Dans cette entrevue, il nous raconte sa passion pour la danse, son parcours professionnel et comment il a vécu son retour à l'École comme professeur invité.
- Y a-t-il une phrase qu’un(e) enseignant(e) ou un(e) chorégraphe vous a dite qui vous a marqué ? Si oui, comment est-ce que cela a eu un impact sur vous ?
Oui, « para atrás ni para coger impulso » (traduction presque littérale : « On ne recule pas, même pour prendre de l’impulsion. »). Je ne me souviens pas à quel moment je l’ai entendue ni qui me l’a dite pour la première fois, mais aujourd’hui, elle continue de faire partie de ma conscience et me permet de rester actif dans les activités qui relient les arts vivants. - Comment avez-vous su que vous souhaitiez faire carrière en danse?
C’est une histoire qui commence à mon jeune âge grâce à Martha Garcia, qui était ma maîtresse de danse. C’est elle qui m’a invité la première fois à suivre un cours de danse : elle m’a soutenu les premières années de ma formation, m’a permis de prendre davantage connaissance de mon corps dansant et de me faire confiance pour créer mon premier solo. C’est grâce à son accompagnement que ce solo a été présenté lors d’un festival national en Colombie, où j'étais le plus jeune danseur.

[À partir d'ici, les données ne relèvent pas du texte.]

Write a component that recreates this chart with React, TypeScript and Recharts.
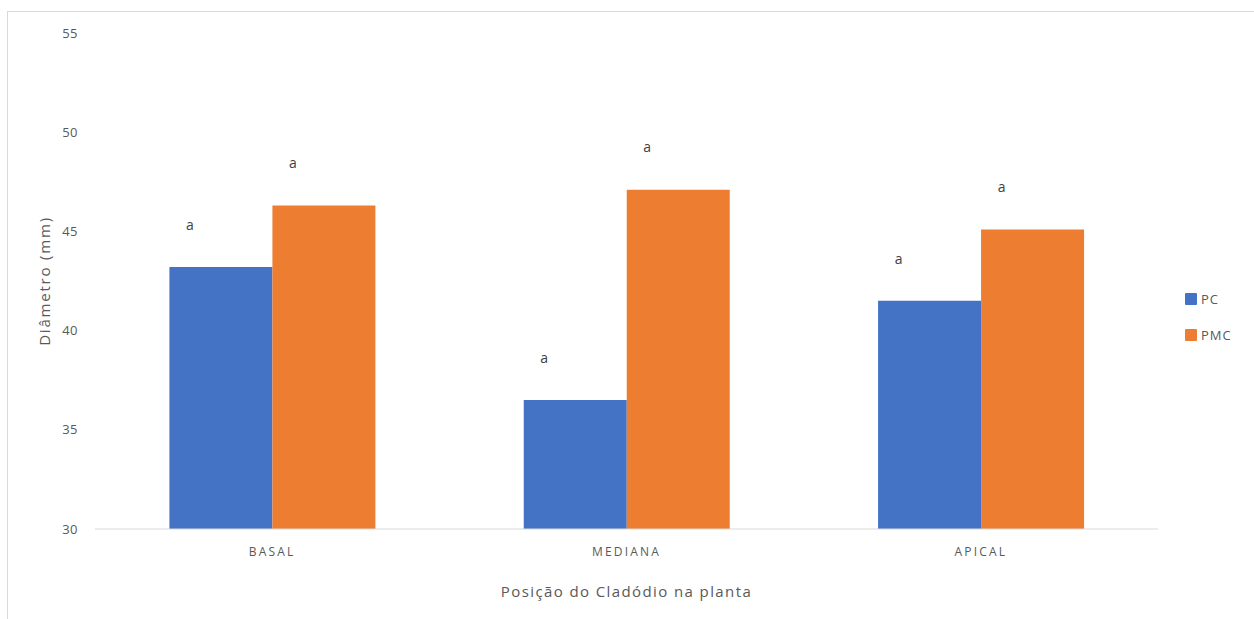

Après cette expérience, ma vision de la danse a changé et je l’ai intégrée dans mes activités quotidiennes.
Aujourd’hui, je pense que cet événement et tout ce qui s’est passé autour de cette activité m’ont permis d’imaginer un chemin possible pour moi avec la danse, même si j'ai rencontré des difficultés assez importantes au niveau culturel et familial en cours de route. Ainsi, quelques années plus tard, j’ai entamé ma formation professionnelle. Donc, c’est la confiance que Martha Garcia m’avait accordée qui a propulsé ma décision initiale et qui a fait en sorte qu'une carrière s’est développée pour moi dans l’écosystème artistique et académique de la danse. - Quelle est votre plus grande fierté par rapport à votre parcours en danse?
Depuis que j’ai commencé à danser et à travailler dans le milieu de la danse, je n’ai jamais remis en question ma relation avec le mouvement à travers les arts vivants. Même dans les moments les plus contrastés de mon existence, le travail avec le mouvement m’a toujours donné une sensation de bonheur et de liberté, m’amenant dans des chemins parallèles qui m’ont fait grandir tant comme être humain que comme artiste.
Aujourd’hui, grâce à la constance et à la persistance dans ce domaine, j’ai une expérience et une qualité que je cherche à transmettre dans mes classes, dans mes actions et à travers les œuvres auxquelles je participe. L’une de mes plus grandes fiertés est de pouvoir guider, accompagner et impulser des personnes, tant au Québec qu’en Colombie, sur le chemin des arts vivants, et de réaliser qu’après des années, ces personnes ont fait un parcours remarquable dans le milieu et dans leur propre vie.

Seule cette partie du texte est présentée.